Source material →
** Start **

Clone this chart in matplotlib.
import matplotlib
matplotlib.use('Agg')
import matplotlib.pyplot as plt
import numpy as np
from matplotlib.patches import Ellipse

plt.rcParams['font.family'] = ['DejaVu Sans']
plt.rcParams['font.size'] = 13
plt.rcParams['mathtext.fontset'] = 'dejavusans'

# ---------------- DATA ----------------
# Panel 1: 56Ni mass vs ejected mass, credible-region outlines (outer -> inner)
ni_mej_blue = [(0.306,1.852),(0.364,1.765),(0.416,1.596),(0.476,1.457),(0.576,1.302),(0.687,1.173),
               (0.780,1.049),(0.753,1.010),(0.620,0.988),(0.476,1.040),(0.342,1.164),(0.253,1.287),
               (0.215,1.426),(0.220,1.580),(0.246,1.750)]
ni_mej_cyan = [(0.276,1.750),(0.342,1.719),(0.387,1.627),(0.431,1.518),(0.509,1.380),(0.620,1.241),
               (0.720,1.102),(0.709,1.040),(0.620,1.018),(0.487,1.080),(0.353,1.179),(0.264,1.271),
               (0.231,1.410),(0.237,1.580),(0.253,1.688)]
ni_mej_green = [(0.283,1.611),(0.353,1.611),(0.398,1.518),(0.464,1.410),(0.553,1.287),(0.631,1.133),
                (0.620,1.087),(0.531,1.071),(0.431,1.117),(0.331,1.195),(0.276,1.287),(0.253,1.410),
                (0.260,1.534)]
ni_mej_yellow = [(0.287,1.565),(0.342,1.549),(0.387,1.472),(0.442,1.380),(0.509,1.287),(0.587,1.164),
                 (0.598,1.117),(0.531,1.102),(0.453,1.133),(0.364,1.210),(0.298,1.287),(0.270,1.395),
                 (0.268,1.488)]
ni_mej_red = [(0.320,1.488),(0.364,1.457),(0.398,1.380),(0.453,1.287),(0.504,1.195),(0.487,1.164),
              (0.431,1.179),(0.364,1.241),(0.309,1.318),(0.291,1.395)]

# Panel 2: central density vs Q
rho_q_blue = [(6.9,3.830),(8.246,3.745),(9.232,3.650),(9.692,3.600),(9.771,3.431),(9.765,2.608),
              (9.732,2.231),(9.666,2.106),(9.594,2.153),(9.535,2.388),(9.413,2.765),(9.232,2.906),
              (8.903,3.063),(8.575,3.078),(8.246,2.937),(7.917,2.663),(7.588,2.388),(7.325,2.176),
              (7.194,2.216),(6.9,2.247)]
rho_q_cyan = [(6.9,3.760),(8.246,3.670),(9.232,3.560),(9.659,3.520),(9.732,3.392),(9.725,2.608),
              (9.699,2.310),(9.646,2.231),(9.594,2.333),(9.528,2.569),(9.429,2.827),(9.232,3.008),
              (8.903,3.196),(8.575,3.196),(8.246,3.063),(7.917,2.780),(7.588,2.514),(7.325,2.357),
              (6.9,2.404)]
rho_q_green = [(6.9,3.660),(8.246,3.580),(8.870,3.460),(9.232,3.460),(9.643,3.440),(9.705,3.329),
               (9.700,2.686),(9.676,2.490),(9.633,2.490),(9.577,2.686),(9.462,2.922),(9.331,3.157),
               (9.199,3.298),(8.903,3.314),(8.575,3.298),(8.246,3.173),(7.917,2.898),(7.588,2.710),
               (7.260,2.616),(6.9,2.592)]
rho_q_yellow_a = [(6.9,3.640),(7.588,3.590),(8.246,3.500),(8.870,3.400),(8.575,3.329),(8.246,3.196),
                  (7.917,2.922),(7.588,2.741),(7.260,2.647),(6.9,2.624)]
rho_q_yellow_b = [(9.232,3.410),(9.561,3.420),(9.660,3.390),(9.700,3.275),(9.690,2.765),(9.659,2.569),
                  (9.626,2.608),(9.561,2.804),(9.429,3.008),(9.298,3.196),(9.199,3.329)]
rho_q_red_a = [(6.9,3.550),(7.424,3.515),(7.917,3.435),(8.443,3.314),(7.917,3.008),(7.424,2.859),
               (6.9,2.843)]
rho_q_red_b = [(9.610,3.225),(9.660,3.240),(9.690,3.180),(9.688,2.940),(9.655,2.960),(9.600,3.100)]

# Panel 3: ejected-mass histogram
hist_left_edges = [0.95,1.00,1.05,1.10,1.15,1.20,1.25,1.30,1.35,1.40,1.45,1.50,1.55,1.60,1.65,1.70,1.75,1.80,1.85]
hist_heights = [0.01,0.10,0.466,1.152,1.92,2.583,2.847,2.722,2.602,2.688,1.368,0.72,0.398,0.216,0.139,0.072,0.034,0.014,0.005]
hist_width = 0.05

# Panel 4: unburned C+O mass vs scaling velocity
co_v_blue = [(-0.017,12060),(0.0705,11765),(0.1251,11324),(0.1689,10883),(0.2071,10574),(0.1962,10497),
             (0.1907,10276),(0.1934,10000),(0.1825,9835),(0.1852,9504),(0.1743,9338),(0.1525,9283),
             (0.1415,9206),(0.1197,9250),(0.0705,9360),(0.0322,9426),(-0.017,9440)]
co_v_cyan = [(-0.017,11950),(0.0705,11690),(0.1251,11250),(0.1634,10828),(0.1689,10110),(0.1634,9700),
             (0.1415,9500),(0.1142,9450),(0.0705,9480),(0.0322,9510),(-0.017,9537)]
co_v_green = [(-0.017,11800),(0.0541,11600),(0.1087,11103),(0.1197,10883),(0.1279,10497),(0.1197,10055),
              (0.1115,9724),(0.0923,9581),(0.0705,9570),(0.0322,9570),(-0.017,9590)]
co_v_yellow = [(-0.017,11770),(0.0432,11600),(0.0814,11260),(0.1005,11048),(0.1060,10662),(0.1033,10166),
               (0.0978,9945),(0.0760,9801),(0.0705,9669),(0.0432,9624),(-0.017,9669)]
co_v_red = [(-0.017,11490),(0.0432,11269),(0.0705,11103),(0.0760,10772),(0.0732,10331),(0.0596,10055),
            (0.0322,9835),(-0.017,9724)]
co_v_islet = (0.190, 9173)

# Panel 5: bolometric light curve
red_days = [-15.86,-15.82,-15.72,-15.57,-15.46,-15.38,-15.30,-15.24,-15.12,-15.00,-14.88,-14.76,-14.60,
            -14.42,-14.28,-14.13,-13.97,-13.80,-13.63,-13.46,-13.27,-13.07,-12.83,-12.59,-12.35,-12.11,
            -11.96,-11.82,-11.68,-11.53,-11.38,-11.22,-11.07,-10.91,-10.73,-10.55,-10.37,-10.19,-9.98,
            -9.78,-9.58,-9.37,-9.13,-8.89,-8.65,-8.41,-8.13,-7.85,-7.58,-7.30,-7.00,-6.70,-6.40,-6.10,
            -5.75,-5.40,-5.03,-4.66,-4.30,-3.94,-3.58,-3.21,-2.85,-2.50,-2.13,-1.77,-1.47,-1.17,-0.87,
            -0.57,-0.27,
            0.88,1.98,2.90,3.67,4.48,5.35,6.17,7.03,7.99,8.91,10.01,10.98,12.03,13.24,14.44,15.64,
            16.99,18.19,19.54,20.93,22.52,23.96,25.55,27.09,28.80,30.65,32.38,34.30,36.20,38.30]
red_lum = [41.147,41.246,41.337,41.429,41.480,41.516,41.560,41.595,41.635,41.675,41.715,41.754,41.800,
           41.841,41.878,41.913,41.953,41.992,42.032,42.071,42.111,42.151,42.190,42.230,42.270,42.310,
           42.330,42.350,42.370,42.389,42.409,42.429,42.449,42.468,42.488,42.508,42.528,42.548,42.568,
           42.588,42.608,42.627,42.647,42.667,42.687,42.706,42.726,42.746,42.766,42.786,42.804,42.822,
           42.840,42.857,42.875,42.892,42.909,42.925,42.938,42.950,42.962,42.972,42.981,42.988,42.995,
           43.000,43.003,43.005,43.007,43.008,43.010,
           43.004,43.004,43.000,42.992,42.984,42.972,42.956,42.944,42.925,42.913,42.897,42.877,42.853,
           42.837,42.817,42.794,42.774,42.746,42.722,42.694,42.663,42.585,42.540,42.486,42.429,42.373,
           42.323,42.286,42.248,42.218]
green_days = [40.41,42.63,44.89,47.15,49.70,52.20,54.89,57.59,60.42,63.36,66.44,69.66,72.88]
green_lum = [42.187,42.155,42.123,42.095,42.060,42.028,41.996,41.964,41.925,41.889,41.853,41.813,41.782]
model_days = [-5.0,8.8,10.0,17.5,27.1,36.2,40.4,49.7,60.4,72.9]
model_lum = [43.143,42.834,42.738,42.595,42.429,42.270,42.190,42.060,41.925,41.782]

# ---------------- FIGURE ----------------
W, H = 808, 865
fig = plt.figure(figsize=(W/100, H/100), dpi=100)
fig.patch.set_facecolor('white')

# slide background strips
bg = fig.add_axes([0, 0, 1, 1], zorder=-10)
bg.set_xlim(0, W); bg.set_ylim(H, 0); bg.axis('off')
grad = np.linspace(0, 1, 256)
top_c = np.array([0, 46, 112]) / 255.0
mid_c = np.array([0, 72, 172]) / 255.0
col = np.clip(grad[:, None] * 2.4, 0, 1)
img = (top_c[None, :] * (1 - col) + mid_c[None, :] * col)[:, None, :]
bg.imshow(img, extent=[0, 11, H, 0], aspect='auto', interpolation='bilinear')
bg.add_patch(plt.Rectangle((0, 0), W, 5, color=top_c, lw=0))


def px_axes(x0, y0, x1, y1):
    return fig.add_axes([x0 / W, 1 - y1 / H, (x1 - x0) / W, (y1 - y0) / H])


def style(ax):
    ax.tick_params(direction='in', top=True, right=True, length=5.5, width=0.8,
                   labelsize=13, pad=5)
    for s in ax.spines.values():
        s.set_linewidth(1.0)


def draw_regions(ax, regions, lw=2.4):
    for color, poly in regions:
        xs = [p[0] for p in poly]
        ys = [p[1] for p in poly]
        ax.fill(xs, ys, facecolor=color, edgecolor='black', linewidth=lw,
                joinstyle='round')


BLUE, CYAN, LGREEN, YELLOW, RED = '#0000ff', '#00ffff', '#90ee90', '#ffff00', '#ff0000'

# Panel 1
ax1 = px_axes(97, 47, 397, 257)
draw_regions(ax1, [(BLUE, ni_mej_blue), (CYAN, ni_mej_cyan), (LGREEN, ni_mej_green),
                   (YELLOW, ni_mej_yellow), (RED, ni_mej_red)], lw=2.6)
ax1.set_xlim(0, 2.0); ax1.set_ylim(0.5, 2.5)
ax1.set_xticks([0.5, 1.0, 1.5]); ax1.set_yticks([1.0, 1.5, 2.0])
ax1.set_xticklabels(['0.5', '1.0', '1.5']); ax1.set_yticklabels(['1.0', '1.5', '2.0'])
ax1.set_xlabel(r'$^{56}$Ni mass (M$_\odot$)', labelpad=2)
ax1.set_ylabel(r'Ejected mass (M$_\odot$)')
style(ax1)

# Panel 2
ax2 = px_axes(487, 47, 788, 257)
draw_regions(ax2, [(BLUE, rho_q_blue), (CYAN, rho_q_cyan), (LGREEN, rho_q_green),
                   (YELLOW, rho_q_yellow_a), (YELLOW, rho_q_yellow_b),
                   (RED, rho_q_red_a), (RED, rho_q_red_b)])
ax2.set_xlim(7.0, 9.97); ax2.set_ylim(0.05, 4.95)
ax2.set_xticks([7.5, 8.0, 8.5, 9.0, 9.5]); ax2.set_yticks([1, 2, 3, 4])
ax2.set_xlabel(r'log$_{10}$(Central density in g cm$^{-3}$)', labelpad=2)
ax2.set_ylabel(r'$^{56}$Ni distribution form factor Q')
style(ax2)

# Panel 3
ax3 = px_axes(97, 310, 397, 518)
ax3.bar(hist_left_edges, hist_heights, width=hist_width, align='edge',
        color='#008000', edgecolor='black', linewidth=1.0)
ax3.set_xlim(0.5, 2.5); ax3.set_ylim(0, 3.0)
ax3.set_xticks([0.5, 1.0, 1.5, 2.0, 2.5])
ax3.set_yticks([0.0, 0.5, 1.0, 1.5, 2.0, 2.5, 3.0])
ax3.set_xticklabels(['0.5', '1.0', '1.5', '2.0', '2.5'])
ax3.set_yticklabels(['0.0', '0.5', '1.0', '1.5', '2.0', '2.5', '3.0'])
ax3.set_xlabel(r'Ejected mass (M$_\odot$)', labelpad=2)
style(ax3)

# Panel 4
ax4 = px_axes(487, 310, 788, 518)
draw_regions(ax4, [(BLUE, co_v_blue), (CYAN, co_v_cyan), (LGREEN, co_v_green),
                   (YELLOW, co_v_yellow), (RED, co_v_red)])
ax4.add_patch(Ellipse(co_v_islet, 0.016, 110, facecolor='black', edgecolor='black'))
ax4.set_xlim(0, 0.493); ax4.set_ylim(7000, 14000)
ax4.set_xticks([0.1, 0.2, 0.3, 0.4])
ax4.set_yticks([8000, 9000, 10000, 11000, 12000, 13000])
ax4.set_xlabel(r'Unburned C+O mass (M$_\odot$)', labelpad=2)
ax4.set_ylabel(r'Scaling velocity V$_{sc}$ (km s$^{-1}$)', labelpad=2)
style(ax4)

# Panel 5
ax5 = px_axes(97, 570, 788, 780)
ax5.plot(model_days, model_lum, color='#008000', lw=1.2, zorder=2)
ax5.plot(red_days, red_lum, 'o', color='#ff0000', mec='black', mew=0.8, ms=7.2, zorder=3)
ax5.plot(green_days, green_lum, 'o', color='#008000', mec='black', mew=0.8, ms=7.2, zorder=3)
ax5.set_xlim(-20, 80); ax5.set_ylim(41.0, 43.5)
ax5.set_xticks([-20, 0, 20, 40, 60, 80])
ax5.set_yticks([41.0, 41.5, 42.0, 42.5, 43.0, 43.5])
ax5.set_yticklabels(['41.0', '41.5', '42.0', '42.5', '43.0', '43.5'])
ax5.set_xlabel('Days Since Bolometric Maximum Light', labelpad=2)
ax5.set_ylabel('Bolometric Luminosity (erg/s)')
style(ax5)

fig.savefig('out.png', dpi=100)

** End **

Using the data above, restate word for word the lines from its opening line through the line that contains "(0.431,1.179),(0.364,1.241),(0.309,1.318),(0.291,1.395)]", and no more.

Clone this chart in matplotlib.
import matplotlib
matplotlib.use('Agg')
import matplotlib.pyplot as plt
import numpy as np
from matplotlib.patches import Ellipse

plt.rcParams['font.family'] = ['DejaVu Sans']
plt.rcParams['font.size'] = 13
plt.rcParams['mathtext.fontset'] = 'dejavusans'

# ---------------- DATA ----------------
# Panel 1: 56Ni mass vs ejected mass, credible-region outlines (outer -> inner)
ni_mej_blue = [(0.306,1.852),(0.364,1.765),(0.416,1.596),(0.476,1.457),(0.576,1.302),(0.687,1.173),
               (0.780,1.049),(0.753,1.010),(0.620,0.988),(0.476,1.040),(0.342,1.164),(0.253,1.287),
               (0.215,1.426),(0.220,1.580),(0.246,1.750)]
ni_mej_cyan = [(0.276,1.750),(0.342,1.719),(0.387,1.627),(0.431,1.518),(0.509,1.380),(0.620,1.241),
               (0.720,1.102),(0.709,1.040),(0.620,1.018),(0.487,1.080),(0.353,1.179),(0.264,1.271),
               (0.231,1.410),(0.237,1.580),(0.253,1.688)]
ni_mej_green = [(0.283,1.611),(0.353,1.611),(0.398,1.518),(0.464,1.410),(0.553,1.287),(0.631,1.133),
                (0.620,1.087),(0.531,1.071),(0.431,1.117),(0.331,1.195),(0.276,1.287),(0.253,1.410),
                (0.260,1.534)]
ni_mej_yellow = [(0.287,1.565),(0.342,1.549),(0.387,1.472),(0.442,1.380),(0.509,1.287),(0.587,1.164),
                 (0.598,1.117),(0.531,1.102),(0.453,1.133),(0.364,1.210),(0.298,1.287),(0.270,1.395),
                 (0.268,1.488)]
ni_mej_red = [(0.320,1.488),(0.364,1.457),(0.398,1.380),(0.453,1.287),(0.504,1.195),(0.487,1.164),
              (0.431,1.179),(0.364,1.241),(0.309,1.318),(0.291,1.395)]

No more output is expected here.